Since 2020, the Aristarchos Telescope has taken on a second role: a ground station for experimental communications. In August 2020 it was selected as the first ground-based station for the ESA's ScyLight program, which supports research into optical, photonic, and quantum communication technologies. By July 2021 the equipment was installed and tested, achieving communication with the Alphasat satellite. Then came the NASA project. The Deep Space Optical Communications demonstration, carried out with the Psyche spacecraft in July 2025, required extraordinary precision: locking a laser receiver onto a spacecraft moving at speed across tens of millions of kilometres. The nearby Kryoneri Observatory fired the laser; Aristarchos received the spacecraft's response. These two Greek observatories were the only European participants in the experiment. For a telescope on a mountain in the Peloponnese, it was an extraordinary reach.

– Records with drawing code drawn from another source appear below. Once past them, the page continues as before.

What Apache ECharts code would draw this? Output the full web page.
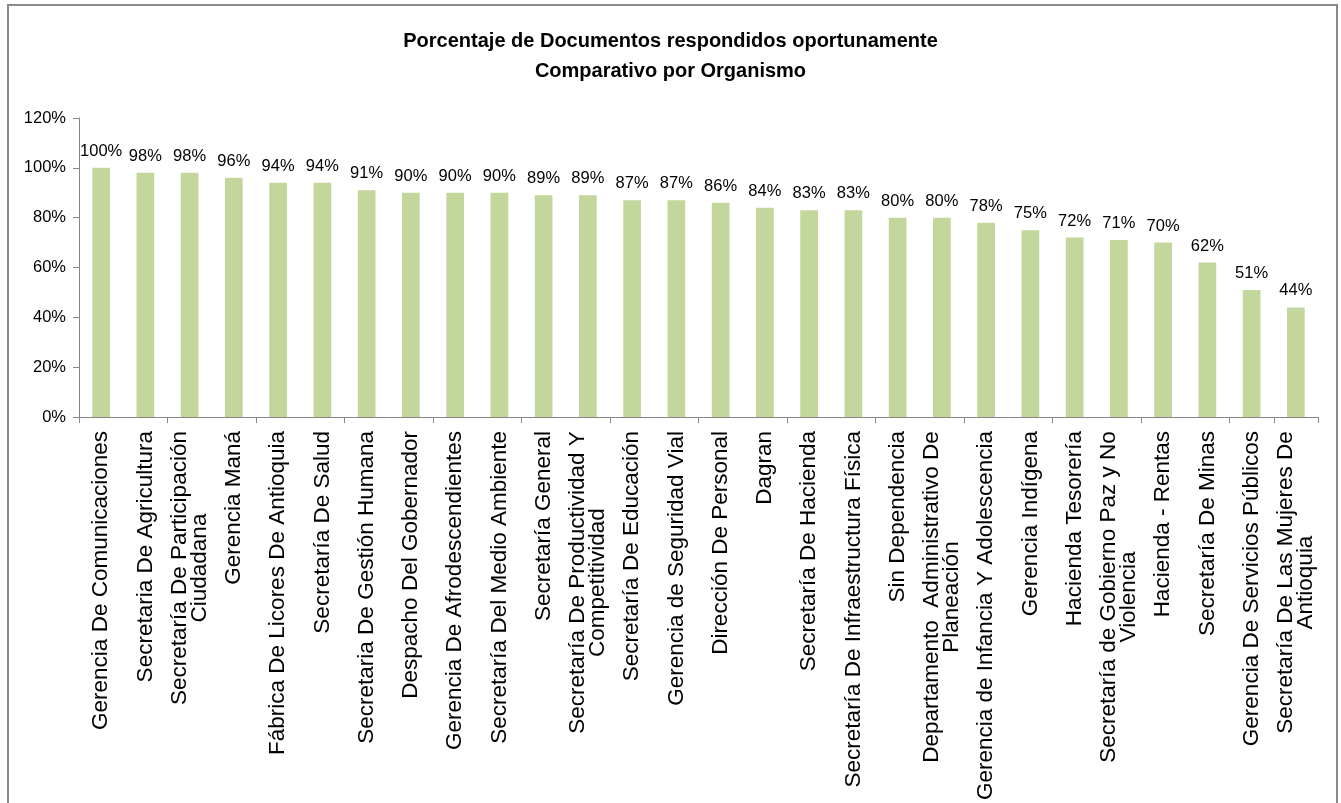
<!DOCTYPE html>
<html>
<head>
<meta charset="utf-8">
<script src="https://cdn.jsdelivr.net/npm/echarts@6/dist/echarts.min.js"></script>
<style>
  html, body { margin: 0; padding: 0; background: #fff; }
  #chart { width: 1341px; height: 803px; }
</style>
</head>
<body>
<div id="chart"></div>
<script>
// categorias (organismos)
var organismos = [
  'Gerencia De Comunicaciones',
  'Secretaria De Agricultura',
  'Secretaría De Participación\nCiudadana',
  'Gerencia Maná',
  'Fábrica De Licores De Antioquia',
  'Secretaría De Salud',
  'Secretaria De Gestión Humana',
  'Despacho Del Gobernador',
  'Gerencia De Afrodescendientes',
  'Secretaría Del Medio Ambiente',
  'Secretaría General',
  'Secretaría De Productividad Y\nCompetitividad',
  'Secretaría De Educación',
  'Gerencia de Seguridad Vial',
  'Dirección De Personal',
  'Dagran',
  'Secretaría De Hacienda',
  'Secretaría De Infraestructura Física',
  'Sin Dependencia',
  'Departamento  Administrativo De\nPlaneación',
  'Gerencia de Infancia Y Adolescencia',
  'Gerencia Indígena',
  'Hacienda Tesorería',
  'Secretaría de Gobierno Paz y No\nViolencia',
  'Hacienda - Rentas',
  'Secretaría De Minas',
  'Gerencia De Servicios Públicos',
  'Secretaría De Las Mujeres De\nAntioquia'
];

// porcentaje respondido oportunamente
var porcentajes = [100, 98, 98, 96, 94, 94, 91, 90, 90, 90, 89, 89, 87, 87, 86, 84, 83, 83, 80, 80, 78, 75, 72, 71, 70, 62, 51, 44];

var titulo = 'Porcentaje de Documentos respondidos oportunamente\nComparativo por Organismo';

var font = '"Liberation Sans", Arial, sans-serif';
var catSize = 22.5;

// rich styles so the wrapped lines are centered on each other
var ctx = document.createElement('canvas').getContext('2d');
ctx.font = catSize + 'px ' + font;
var rich = {};
var labelsFmt = organismos.map(function (name, i) {
  var lines = name.split('\n');
  if (lines.length < 2) return name;
  var w = 0;
  lines.forEach(function (l) { w = Math.max(w, ctx.measureText(l).width); });
  rich['c' + i] = { width: Math.ceil(w), align: 'center', fontSize: catSize, fontFamily: font, lineHeight: 20, color: '#000' };
  return lines.map(function (l) { return '{c' + i + '|' + l + '}'; }).join('\n');
});

var myChart = echarts.init(document.getElementById('chart'));
var option = {
  backgroundColor: '#fff',
  animation: false,
  title: {
    text: titulo,
    left: 'center',
    top: 21,
    textStyle: {
      fontFamily: font,
      fontWeight: 'bold',
      fontSize: 20,
      lineHeight: 30,
      color: '#000'
    }
  },
  graphic: [{
    type: 'rect',
    shape: { x: 8, y: 5, width: 1329, height: 820 },
    style: { fill: 'none', stroke: '#8a8a8a', lineWidth: 2 },
    silent: true
  }],
  grid: {
    left: 79,
    right: 23,
    top: 118,
    bottom: 383,
    containLabel: false
  },
  xAxis: {
    type: 'category',
    data: organismos,
    axisLine: { lineStyle: { color: '#868686', width: 1 } },
    axisTick: { show: true, interval: 1, length: 6, lineStyle: { color: '#868686' } },
    axisLabel: {
      interval: 0,
      rotate: 90,
      margin: 14,
      color: '#000',
      fontSize: catSize,
      fontFamily: font,
      lineHeight: 20,
      formatter: function (v, idx) { return labelsFmt[idx]; },
      rich: rich
    }
  },
  yAxis: {
    type: 'value',
    min: 0,
    max: 120,
    interval: 20,
    splitLine: { show: false },
    axisLine: { show: true, lineStyle: { color: '#868686' } },
    axisTick: { show: true, length: 6, lineStyle: { color: '#868686' } },
    axisLabel: {
      formatter: '{value}%',
      margin: 13,
      color: '#000',
      fontSize: 16.5,
      fontFamily: font
    }
  },
  series: [{
    type: 'bar',
    data: porcentajes,
    barWidth: '40%',
    itemStyle: { color: '#c3d69b' },
    label: {
      show: true,
      position: 'top',
      distance: 8,
      formatter: '{c}%',
      color: '#000',
      fontSize: 16.5,
      fontFamily: font
    }
  }]
};
myChart.setOption(option);
</script>
</body>
</html>
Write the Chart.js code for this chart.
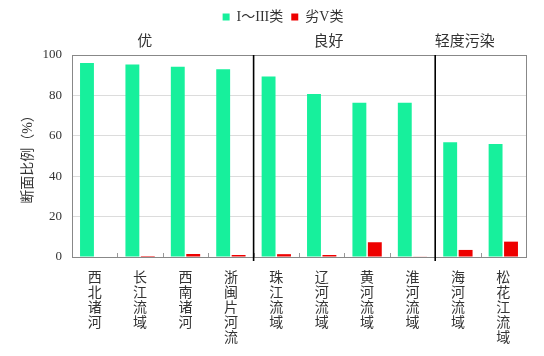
<!DOCTYPE html>
<html>
<head>
<meta charset="utf-8">
<script src="https://cdn.jsdelivr.net/npm/chart.js@4/dist/chart.umd.min.js"></script>
<style>
html,body{margin:0;padding:0;background:#fff;}
#wrap{width:544px;height:356px;position:relative;}
</style>
</head>
<body>
<div id="wrap"><canvas id="c" width="544" height="356"></canvas></div>
<script>
const categories = ['西北诸河','长江流域','西南诸河','浙闽片河流','珠江流域','辽河流域','黄河流域','淮河流域','海河流域','松花江流域'];
const gradeI_III = [96.1, 95.3, 94.2, 93.0, 89.3, 80.7, 76.4, 76.3, 56.8, 55.9];
const gradeBelowV = [0, 0.5, 1.5, 1.0, 1.4, 1.0, 7.3, 0.3, 3.5, 7.6];
const yTicks = [0, 20, 40, 60, 80, 100];
const groups = ['优', '良好', '轻度污染'];
const groupSpans = [[0, 3], [4, 7], [8, 9]];

const SERIF = "'Liberation Serif', 'Noto Sans CJK SC', serif";
const GREEN = '#17F09C';
const RED = '#EE0000';

const overlay = {
  id: 'overlay',
  afterInit(chart) {
    const lg = chart.legend;
    if (lg) {
      const orig = lg.fit;
      lg.fit = function () { orig.call(this); this.height += 21; };
    }
  },
  afterLayout(chart) {
    const lg = chart.legend;
    if (lg) { lg.left += 20; lg.right += 20; }
  },
  afterDatasetsDraw(chart) {
    const ctx = chart.ctx, a = chart.chartArea, xs = chart.scales.x;
    ctx.save();
    // small ticks at category boundaries
    ctx.strokeStyle = '#999'; ctx.lineWidth = 1;
    for (let i = 0; i < categories.length - 1; i++) {
      const x = Math.round((xs.getPixelForValue(i) + xs.getPixelForValue(i + 1)) / 2) + 0.5;
      ctx.beginPath(); ctx.moveTo(x, a.bottom); ctx.lineTo(x, a.bottom - 4); ctx.stroke();
    }
    // plot border
    ctx.strokeStyle = '#888'; ctx.lineWidth = 1;
    ctx.strokeRect(Math.round(a.left) + 0.5, Math.round(a.top) + 0.5, Math.round(a.right - a.left), Math.round(a.bottom - a.top));
    // group separators
    ctx.strokeStyle = '#000'; ctx.lineWidth = 1.6;
    for (let g = 0; g < groupSpans.length - 1; g++) {
      const i = groupSpans[g][1];
      const x = (xs.getPixelForValue(i) + xs.getPixelForValue(i + 1)) / 2;
      ctx.beginPath(); ctx.moveTo(x, a.top); ctx.lineTo(x, a.bottom + 4); ctx.stroke();
    }
    // group labels
    ctx.fillStyle = '#333';
    ctx.font = "15px " + SERIF;
    ctx.textAlign = 'center'; ctx.textBaseline = 'middle';
    const labelPos = [1.1, 5.15, 8.15];
    groups.forEach((g, k) => {
      ctx.fillText(g, xs.getPixelForValue(labelPos[k]), a.top - 13);
    });
    ctx.restore();
  }
};

new Chart(document.getElementById('c'), {
  type: 'bar',
  data: {
    labels: categories.map(s => s.split('')),
    datasets: [
      { label: 'I～III类', data: gradeI_III, backgroundColor: GREEN, barPercentage: 0.9, categoryPercentage: 0.68 },
      { label: '劣V类', data: gradeBelowV, backgroundColor: RED, barPercentage: 0.9, categoryPercentage: 0.68 }
    ]
  },
  options: {
    responsive: false,
    animation: false,
    devicePixelRatio: 1,
    layout: { padding: { top: 2, right: 18, bottom: 0, left: 0 } },
    plugins: {
      legend: {
        position: 'top',
        labels: {
          boxWidth: 7, boxHeight: 7, padding: 8,
          color: '#333',
          font: { family: SERIF, size: 14 }
        }
      },
      tooltip: { enabled: false }
    },
    scales: {
      x: {
        grid: { display: false },
        border: { display: false },
        ticks: {
          color: '#333', font: { family: SERIF, size: 14, lineHeight: 1.07 },
          maxRotation: 0, minRotation: 0, padding: 6, autoSkip: false
        },
        afterFit(s) { s.height = 99; }
      },
      y: {
        min: 0, max: 100,
        afterBuildTicks(s) { s.ticks = yTicks.map(v => ({ value: v })); },
        grid: { color: '#dcdcdc', drawTicks: false },
        border: { display: false },
        ticks: { color: '#333', font: { family: SERIF, size: 13 }, padding: 10 },
        title: { display: true, text: '断面比例（%）', color: '#333', font: { family: SERIF, size: 14 }, padding: { top: 20, bottom: 0 } },
        afterFit(s) { s.width = 72; }
      }
    }
  },
  plugins: [overlay]
});
</script>
</body>
</html>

Named for a Forgotten Pioneer

The telescope is named for Aristarchus of Samos, the ancient Greek astronomer who, around 270 BC, proposed that the Earth revolves around the Sun — a heliocentric model that would not become scientific consensus for another eighteen centuries. Aristarchus was largely ignored in his own time; his contemporaries preferred Ptolemy's Earth-centred model. Naming the modern instrument after him is a quiet acknowledgment that correctness and recognition do not always arrive together. The telescope operates under the Institute for Astronomy, Astrophysics, Space Applications and Remote Sensing (IAASARS) of the National Observatory of Athens. It is designed for remote observation, meaning astronomers worldwide can request time on the instrument without traveling to the mountain — a practical openness that has helped the telescope contribute to international projects well beyond its size.

From the Air

The Chelmos Observatory and Aristarchos Telescope are located at approximately 37.986°N, 22.198°E on Mount Chelmos, at an elevation of around 2,340 metres. Flying over this region at 10,000–12,000 feet, you are roughly at eye level with the summit — the dome of the observatory may be visible as a small white structure near the peak on clear days. Mount Chelmos is the dominant high point in this section of the Peloponnese. To the north, the Gulf of Corinth and the coastal town of Diakopto are visible; to the south and west, the mountain drops toward Kalavryta. The nearest major airport is LGRX (Araxos), approximately 80 km to the northwest. Mountain weather can be severe: cloud and icing are common above 2,000 metres even in summer, and the terrain demands careful altitude planning.